According to NPR, the Teamsters union claims employees are joining the picket line in New York City, Atlanta, California, and Illinois. Drivers and warehouse employees in other cities are also striking.
“If your package is delayed during the holidays, you can blame Amazon’s insatiable greed,” Teamsters President O’Brien said in a press release. “We gave Amazon a clear deadline to come to the table and do right by our members. They ignored it.”
He continued: “These greedy executives had every chance to show decency and respect for the people who make their obscene profits possible. Instead, they’ve pushed workers to the limit and now they’re paying the price. This strike is on them.”
In 2022, Staten Island, New York, employees were the first to form a union. However, the company has consistently challenged the ruling in court, claiming that union leaders swayed employee votes — a claim that the National Labor Relations Board rejected nearly two years ago. In June 2024, they merged with Teamsters, a union that covers 1.3 million individuals in the United States and Canada, after starting as a tiny, autonomous organization named the Amazon Labor Union.
Unsurprisingly, the shipping giant doesn’t recognize the strike. “For more than a year now, the Teamsters have continued to intentionally mislead the public — claiming that they represent ‘thousands of Amazon employees and drivers.’ They don’t, and this is another attempt to push a false narrative,” Amazon spokesperson Kelly Nantel said in a statement, according to NBC News.
In the press release, Teamsters stated that nearly 10,000 Amazon workers have “mobilized a movement” and joined the union, though this is less than 1% of the retail corporation’s 1.5 million total employees.
Amazon Under Fire From the Senate
The headache from the Teamster union isn’t the only one the Jeff Bezos-founded company has to face. Earlier this week, a senate investigation revealed disturbing trends at the company.
The Senate Committee on Health, Education, Labor, and Pensions is accusing Amazon of falsifying warehouse injury data. The committee study stated that the retailer’s warehouses recorded 30% more injuries in 2023 than the industry average, despite the retailer’s denials of the charges.

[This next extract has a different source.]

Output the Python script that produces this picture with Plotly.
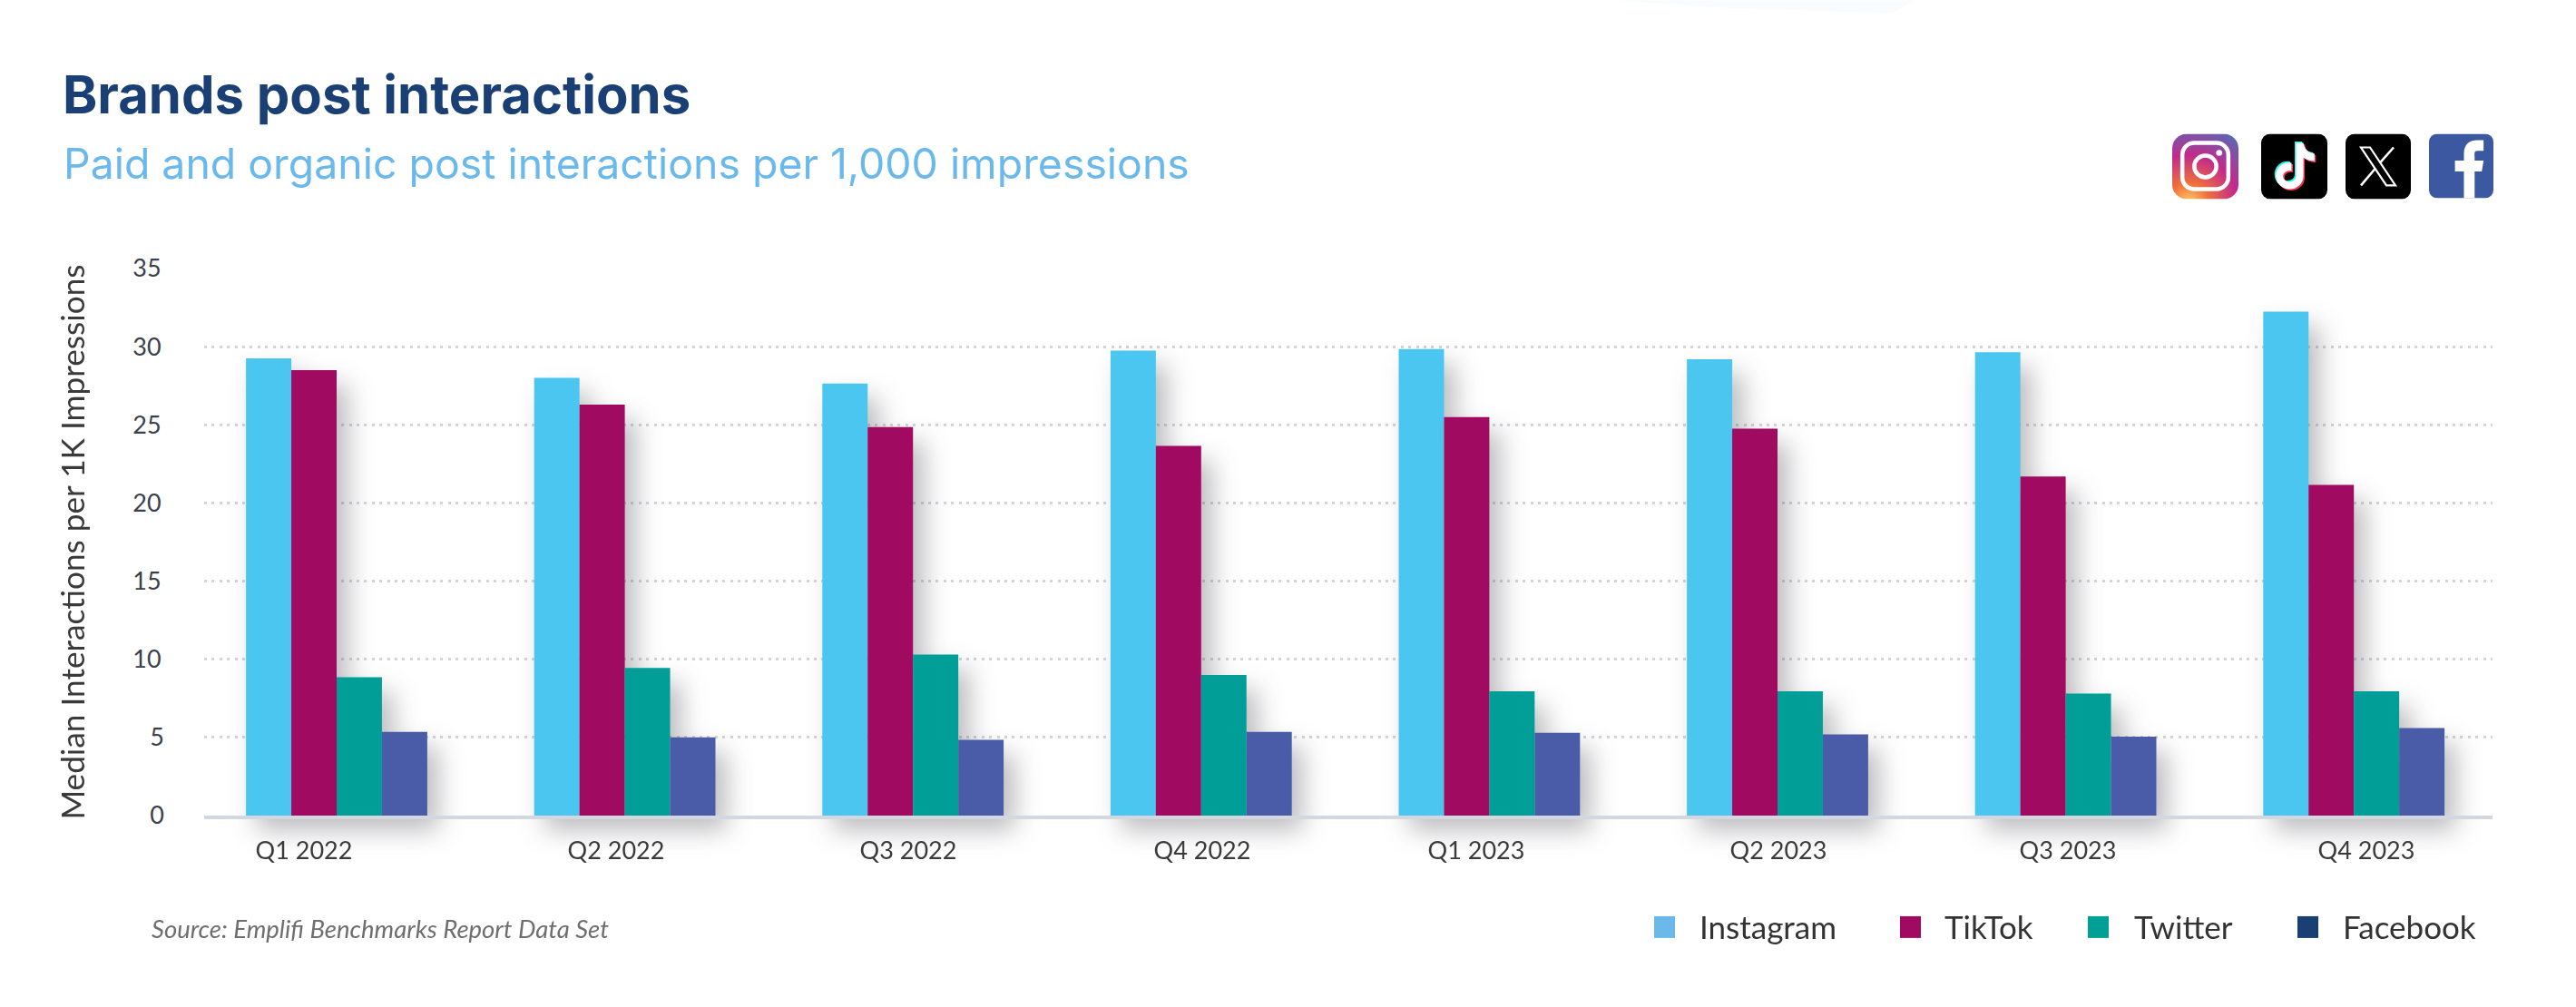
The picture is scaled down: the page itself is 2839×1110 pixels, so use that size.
import base64
import plotly.graph_objects as go

W, H = 2839, 1110
FONT = "Lato"

quarters = ["Q1 2022", "Q2 2022", "Q3 2022", "Q4 2022", "Q1 2023", "Q2 2023", "Q3 2023", "Q4 2023"]
data = {
    "Instagram": [29.25, 28.0, 27.65, 29.75, 29.85, 29.2, 29.65, 32.25],
    "TikTok": [28.5, 26.3, 24.85, 23.65, 25.5, 24.75, 21.7, 21.15],
    "Twitter": [8.85, 9.45, 10.3, 9.0, 7.95, 7.95, 7.8, 7.95],
    "Facebook": [5.35, 5.0, 4.85, 5.35, 5.3, 5.2, 5.05, 5.6],
}
bar_colors = {"Instagram": "#4AC6F0", "TikTok": "#A00A60", "Twitter": "#009E96", "Facebook": "#4A5CA8"}

# plot box in page pixels
L, R, T, B = 225, 2747, 295.6, 899
STEP = 317.6
FIRST = 371.0


# paper coordinates are measured on the plot box, not the page
def px(x):
    return (x - L) / (R - L)


def py(y):
    return (B - y) / (B - T)


def svg_uri(body):
    svg = f'<svg xmlns="http://www.w3.org/2000/svg" viewBox="0 0 72 72">{body}</svg>'
    return "data:image/svg+xml;base64," + base64.b64encode(svg.encode()).decode()


instagram = """
<defs><radialGradient id="g" cx="0.25" cy="1.05" r="1.2">
<stop offset="0" stop-color="#FDCB6A"/><stop offset="0.25" stop-color="#F0703A"/>
<stop offset="0.6" stop-color="#C32A8C"/><stop offset="1" stop-color="#5A68B4"/>
</radialGradient></defs>
<rect width="72" height="72" rx="16" fill="url(#g)"/>
<rect x="11" y="10" width="50" height="51" rx="13" fill="none" stroke="#fff" stroke-width="4.5"/>
<circle cx="36" cy="36" r="12" fill="none" stroke="#fff" stroke-width="4.5"/>
<circle cx="51" cy="21" r="3.3" fill="#fff"/>
"""
note = "M38 10 h8 c1 7 5 11 12 12 v8 c-5 0 -9 -1.5 -12 -4 v20 c0 9 -7 15 -15 15 c-9 0 -15 -7 -15 -15 c0 -9 8 -16 17 -14 v9 c-5 -1 -9 2 -9 5.5 c0 4 3 6.5 6.5 6.5 c4 0 7.500 -3 7.500 -7 z"
tiktok = f"""
<rect width="72" height="72" rx="10" fill="#000"/>
<path d="{note}" fill="#25F4EE" transform="translate(-1.500,-1.500)"/>
<path d="{note}" fill="#FE2C55" transform="translate(1.500,1.500)"/>
<path d="{note}" fill="#fff"/>
"""
x_logo = """
<rect width="72" height="72" rx="10" fill="#000"/>
<path d="M17 15 h10 l28 42 h-10 z" fill="none" stroke="#fff" stroke-width="2.200"/>
<path d="M53 15 L38 32 M33 38 L17 57" fill="none" stroke="#fff" stroke-width="2.600"/>
"""
facebook = """
<rect width="72" height="72" rx="9" fill="#3B58A0"/>
<path d="M39 72 V42 H29 V30 H39 V22 C39 11 46 7 54 7 H61 V19 H54 C50 19 51 22 51 26 V30 H61 L59 42 H51 V72 Z" fill="#fff"/>
"""
icons = [(2394, 147, 73, 72, instagram), (2492, 147, 73, 72, tiktok), (2585, 147, 72, 72, x_logo), (2677, 147, 71, 71, facebook)]

fig = go.Figure()
for name, values in data.items():
    fig.add_bar(x=list(range(len(quarters))), y=values, name=name, marker_color=bar_colors[name],
                marker_line_width=0, showlegend=False, cliponaxis=False)

# quarter labels sit a little off the group centres in the original
label_px = [335, 679, 1001, 1325, 1627, 1960, 2279, 2608]

fig.update_layout(
    width=W,
    height=H,
    margin=dict(l=L, r=W - R, t=T, b=H - B),
    paper_bgcolor="white",
    plot_bgcolor="white",
    barmode="group",
    bargap=0.371,
    bargroupgap=0,
    font=dict(family=FONT, color="#3A3F4B"),
    showlegend=False,
)
fig.update_xaxes(
    range=[(L - FIRST) / STEP, (R - FIRST) / STEP],
    tickmode="array",
    tickvals=[(p - FIRST) / STEP for p in label_px],
    ticktext=quarters,
    tickfont=dict(size=27, color="#3A3A3A", family=FONT),
    ticks="",
    ticklabelstandoff=12,
    showgrid=False,
    zeroline=False,
    showline=True,
    linecolor="#D3D7E0",
    linewidth=4,
)
fig.update_yaxes(
    range=[0, 35],
    tickmode="array",
    tickvals=[0, 5, 10, 15, 20, 25, 30, 35],
    ticktext=["0", "5", "10\u2009", "15\u2009", "20\u2009", "25\u2009", "30\u2009", "35\u2009"],
    tickfont=dict(size=27, color="#3A3F4B", family=FONT),
    ticks="",
    ticklabelstandoff=43,
    showgrid=True,
    gridcolor="#D4D5DB",
    gridwidth=3,
    griddash="3px,5.4px",
    zeroline=False,
    showline=False,
    title=dict(text="Median Interactions per 1K Impressions", font=dict(size=35.2, color="#3A3A3A", family=FONT), standoff=41),
)

fig.add_annotation(text="<b>Brands post interactions</b>", xref="paper", yref="paper", x=px(67), y=py(103),
                   xanchor="left", yanchor="middle", showarrow=False,
                   font=dict(family="Inter", size=58, color="#1A3F75"))
fig.add_annotation(text="Paid and organic post interactions per 1,000 impressions", xref="paper", yref="paper",
                   x=px(68), y=py(180), xanchor="left", yanchor="middle", showarrow=False,
                   font=dict(family="Inter", size=46.4, color="#6BB9EB"))
fig.add_annotation(text="<i>Source: Emplifi Benchmarks Report Data Set</i>", xref="paper", yref="paper",
                   x=px(165), y=py(1024), xanchor="left", yanchor="middle", showarrow=False,
                   font=dict(family=FONT, size=27.5, color="#6E6E6E"))

# legend swatches are a different shade from the bars, so it is laid out by hand
legend = [("Instagram", 1823, 1871, "#6BB9EB"), ("TikTok", 2094, 2141, "#A00A60"),
          ("Twitter", 2301, 2350, "#00A096"), ("Facebook", 2532, 2580, "#1A3F75")]
for name, sx, tx, color in legend:
    fig.add_shape(type="rect", xref="paper", yref="paper", x0=px(sx), x1=px(sx + 23), y0=py(1010), y1=py(1034),
                  fillcolor=color, line_width=0)
    fig.add_annotation(text=name, xref="paper", yref="paper", x=px(tx), y=py(1021), xanchor="left", yanchor="middle",
                       showarrow=False, font=dict(family=FONT, size=35, color="#333333"))

# faint tint that bleeds in at the top edge of the page
fig.add_shape(type="path", xref="paper", yref="paper",
              path=f"M {px(1780)} {py(0)} L {px(2110)} {py(0)} L {px(2085)} {py(14)} L {px(1900)} {py(8)} Z",
              fillcolor="#F8FCFE", line_width=0, layer="below")

for x0, y0, w, h, body in icons:
    fig.add_layout_image(source=svg_uri(body), xref="paper", yref="paper", x=px(x0), y=py(y0),
                         sizex=w / (R - L), sizey=h / (B - T), xanchor="left", yanchor="top",
                         sizing="stretch", layer="above")

# soft shadow under the bars
shadow = """
document.body.style.margin = '0';
document.querySelectorAll('.barlayer').forEach(function (g) {
  g.style.filter = 'drop-shadow(12px 16px 14px rgba(60,60,70,0.35))';
});
"""
fig.write_html("out.html", post_script=shadow, config={"displayModeBar": False})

Amazon employees are “twice as likely” to sustain an injury at work as other warehouse workers.
According to the committee, warehouse employees were forced to do dangerous and repetitive actions to meet targets, which led to “musculoskeletal disorders.” The safety precautions were said to be hard or nearly impossible to follow.
“The shockingly dangerous working conditions at Amazon’s warehouses revealed in this 160-page report are beyond unacceptable,” said committee chair Senator Bernie Sanders, per The New York Times. “Amazon’s executives repeatedly chose to put profits ahead of the health and safety of its workers by ignoring recommendations that would substantially reduce injuries.”